Looking at three pieces of engineering that have influenced East London history - the Royal Docks, the Thames Barrier and the Woolwich Ferry, this walk will thread its way through an area that has slowly been evolving for the last 30 years. The pace of change is about to quicken though with new business and residential areas planned in the next five years.
The Royal Docks were construvted between 1855 and 1921 and formed the largest docks in the world at that time. We will look at the history of their construction, the kinds of goods that were traded there, and hear about the docks in wartime. Since their decline in the 1970's there have been numerous plans for redevelopment - we'll look at some of the schemes that failed as well as what is planned for the future.
The Thames Barrier was built as a response to the horrendous floods of 1953. Today it keeps London safe from flooding without many Londoners giving it a second thought.

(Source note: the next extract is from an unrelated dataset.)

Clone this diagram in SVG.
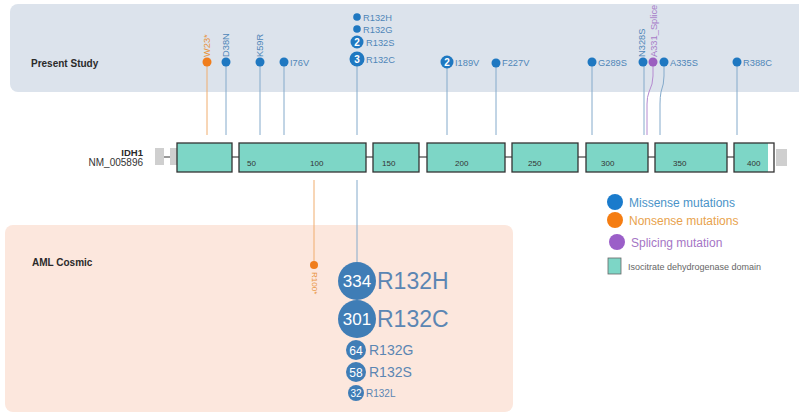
<svg xmlns="http://www.w3.org/2000/svg" width="799" height="414" viewBox="0 0 799 414">
<style>
text{font-family:"Liberation Sans",Arial,sans-serif}
.lab{font-size:9.3px;fill:#4f86b8}
.ttl{font-size:10px;font-weight:bold;fill:#2a2a2a}
.exon{fill:#7dd6c6;stroke:#333;stroke-width:1.3}
.num{font-size:8px;fill:#333}
.stem{stroke:#84aacb;stroke-width:1;fill:none}
.ostem{stroke:#f0ad6e;stroke-width:1;fill:none}
.pstem{stroke:#b58ad0;stroke-width:1;fill:none}
.mis{fill:#1f78c1}
.non{fill:#f07d1c}
.spl{fill:#9b5fc0}
.cn{fill:#fff;font-weight:bold;text-anchor:middle}
.big{fill:#3f7db6}
.blab{fill:#5b86b3}
</style>
<g id="present-study-bg">
<rect x="10" y="4" width="800" height="88" rx="8" fill="#dce3ec"/>
<text x="31" y="67" class="ttl">Present Study</text>
</g>
<g id="aml-bg">
<rect x="5" y="225" width="508" height="187" rx="8" fill="#fce7dd"/>
<text x="32" y="266" class="ttl">AML Cosmic</text>
</g>
<g id="connectors">
<line x1="207" y1="62" x2="207" y2="135" class="ostem"/>
<line x1="226" y1="62" x2="226" y2="135" class="stem"/>
<line x1="260" y1="62" x2="260" y2="135" class="stem"/>
<line x1="284" y1="62" x2="284" y2="135" class="stem"/>
<line x1="357" y1="59" x2="357" y2="135" class="stem"/>
<line x1="447" y1="62" x2="447" y2="135" class="stem"/>
<line x1="496" y1="63" x2="496" y2="135" class="stem"/>
<line x1="592" y1="62" x2="592" y2="135" class="stem"/>
<line x1="644" y1="62" x2="644" y2="135" class="stem"/>
<path d="M653 62 V76 Q653 84 649 92 Q647 97 647 104 V135" class="pstem"/>
<path d="M664 62 V76 Q664 84 661 92 Q660 97 660 104 V135" class="stem"/>
<line x1="737" y1="62" x2="737" y2="135" class="stem"/>
<line x1="314" y1="180" x2="314" y2="265" class="ostem"/>
<line x1="357" y1="180" x2="357" y2="262" class="stem"/>
</g>
<g id="gene">
<text x="143" y="156" class="ttl" text-anchor="end" style="font-size:9.5px">IDH1</text>
<text x="143" y="166" text-anchor="end" style="font-size:10px;fill:#333">NM_005896</text>
<rect x="155" y="148" width="9" height="17" fill="#cfcfcf"/>
<rect x="170" y="148" width="8" height="17" fill="#cfcfcf"/>
<line x1="164" y1="157" x2="170" y2="157" stroke="#555" stroke-width="1.2"/>
<rect x="776" y="149" width="11" height="17" fill="#cfcfcf"/>
<g stroke="#444" stroke-width="1.2">
<line x1="232" y1="157" x2="239" y2="157"/>
<line x1="366" y1="157" x2="373" y2="157"/>
<line x1="419" y1="157" x2="427" y2="157"/>
<line x1="505" y1="157" x2="512" y2="157"/>
<line x1="578" y1="157" x2="586" y2="157"/>
<line x1="648" y1="157" x2="655" y2="157"/>
<line x1="727" y1="157" x2="734" y2="157"/>
</g>
<rect x="177" y="143" width="55" height="29" class="exon"/>
<rect x="239" y="143" width="127" height="29" class="exon"/>
<rect x="373" y="143" width="46" height="29" class="exon"/>
<rect x="427" y="143" width="78" height="29" class="exon"/>
<rect x="512" y="143" width="66" height="29" class="exon"/>
<rect x="586" y="143" width="62" height="29" class="exon"/>
<rect x="655" y="143" width="72" height="29" class="exon"/>
<rect x="734" y="143" width="40" height="29" fill="#fff"/>
<rect x="734" y="143" width="34" height="29" fill="#7dd6c6"/>
<rect x="734" y="143" width="40" height="29" fill="none" stroke="#333" stroke-width="1.3"/>
<text x="247" y="166" class="num">50</text>
<text x="310" y="166" class="num">100</text>
<text x="382" y="166" class="num">150</text>
<text x="455" y="166" class="num">200</text>
<text x="528" y="166" class="num">250</text>
<text x="601" y="166" class="num">300</text>
<text x="673" y="166" class="num">350</text>
<text x="747" y="166" class="num">400</text>
</g>
<g id="W23">
<circle cx="207" cy="62" r="4.5" class="non"/>
<text transform="translate(210,57) rotate(-90)" style="font-size:9.3px;fill:#e8923a">W23*</text>
</g>
<g id="D38N">
<circle cx="226" cy="62" r="4.5" class="mis"/>
<text transform="translate(229,57) rotate(-90)" class="lab">D38N</text>
</g>
<g id="K59R">
<circle cx="260" cy="62" r="4.5" class="mis"/>
<text transform="translate(263,57) rotate(-90)" class="lab">K59R</text>
</g>
<g id="I76V">
<circle cx="284" cy="62" r="4.5" class="mis"/>
<text x="290" y="66" class="lab">I76V</text>
</g>
<g id="R132-top">
<circle cx="357" cy="17" r="3.8" class="mis"/>
<text x="363" y="21" class="lab">R132H</text>
<circle cx="357" cy="29" r="3.8" class="mis"/>
<text x="363" y="33" class="lab">R132G</text>
<circle cx="357" cy="42" r="6.5" class="mis"/>
<text x="357" y="46" class="cn" style="font-size:10px">2</text>
<text x="366" y="46" class="lab">R132S</text>
<circle cx="357" cy="59" r="7.5" class="mis"/>
<text x="357" y="63" class="cn" style="font-size:10px">3</text>
<text x="366" y="63" class="lab">R132C</text>
</g>
<g id="I189V">
<circle cx="447" cy="62" r="6.5" class="mis"/>
<text x="447" y="66" class="cn" style="font-size:10px">2</text>
<text x="455" y="66" class="lab">I189V</text>
</g>
<g id="F227V">
<circle cx="496" cy="63" r="4.5" class="mis"/>
<text x="502" y="66" class="lab">F227V</text>
</g>
<g id="G289S">
<circle cx="592" cy="62" r="4.5" class="mis"/>
<text x="598" y="66" class="lab">G289S</text>
</g>
<g id="N328S">
<circle cx="643" cy="62" r="4.5" class="mis"/>
<text transform="translate(645,57) rotate(-90)" class="lab">N328S</text>
</g>
<g id="A331_Splice">
<circle cx="653" cy="62" r="4.5" class="spl"/>
<text transform="translate(657,57) rotate(-90)" style="font-size:9.3px;fill:#a77cc8">A331_Splice</text>
</g>
<g id="A335S">
<circle cx="664" cy="62" r="4.5" class="mis"/>
<text x="670" y="66" class="lab">A335S</text>
</g>
<g id="R388C">
<circle cx="737" cy="62" r="4.5" class="mis"/>
<text x="743" y="66" class="lab">R388C</text>
</g>
<g id="R100">
<circle cx="314" cy="265" r="4" class="non"/>
<text transform="translate(312,272) rotate(90)" style="font-size:8px;fill:#e8923a">R100*</text>
</g>
<g id="R132H-aml">
<circle cx="357" cy="281" r="19" class="big"/>
<text x="357" y="287" class="cn" style="font-size:17px;font-weight:normal">334</text>
<text x="377" y="289" class="blab" style="font-size:23px">R132H</text>
</g>
<g id="R132C-aml">
<circle cx="357" cy="319" r="19" class="big"/>
<text x="357" y="325" class="cn" style="font-size:17px;font-weight:normal">301</text>
<text x="377" y="327" class="blab" style="font-size:23px">R132C</text>
</g>
<g id="R132G-aml">
<circle cx="356" cy="350" r="10" class="big"/>
<text x="356" y="355" class="cn" style="font-size:12px;font-weight:normal">64</text>
<text x="369" y="355" class="blab" style="font-size:14px">R132G</text>
</g>
<g id="R132S-aml">
<circle cx="356" cy="372" r="10" class="big"/>
<text x="356" y="377" class="cn" style="font-size:12px;font-weight:normal">58</text>
<text x="369" y="377" class="blab" style="font-size:14px">R132S</text>
</g>
<g id="R132L-aml">
<circle cx="356" cy="393" r="8" class="big"/>
<text x="356" y="397" class="cn" style="font-size:10px;font-weight:normal">32</text>
<text x="366" y="397" class="blab" style="font-size:10px">R132L</text>
</g>
<g id="legend">
<circle cx="615" cy="202" r="8" fill="#1a7bcc"/>
<text x="629" y="207" style="font-size:12px;fill:#4a93c8">Missense mutations</text>
<circle cx="615" cy="220" r="8" fill="#f57d12"/>
<text x="629" y="225" style="font-size:12px;fill:#e8a24c">Nonsense mutations</text>
<circle cx="617" cy="242" r="8" fill="#9b5fc8"/>
<text x="631" y="247" style="font-size:12px;fill:#a575c5">Splicing mutation</text>
<rect x="608" y="258" width="13" height="16" fill="#7dd6c6" stroke="#666" stroke-width="0.8"/>
<text x="628" y="270" style="font-size:9px;fill:#666">Isocitrate dehydrogenase domain</text>
</g>
</svg>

From Thames Barrier Park - one of London's best kept secrets, we will get a close look at the barrier, and talk about its construction.
From there we will walk through the edge of some of London's largest surviving factories, visiting Lyle Park a curious riverside survivor created by the Tate and Lyle company.
The walk finishes with an optional but highly reccomended trip across the Thames on the Woolwich Ferry, one of London's last genuinly retro experiences.
The walk involves several flights of steps. The start of the walk is near the North Side of the Emirates Air Line cable car, I reccomend catching it from North Greenwich before the start of the walk, but if you have no head for heights Royal Victoria DLR station is nearby.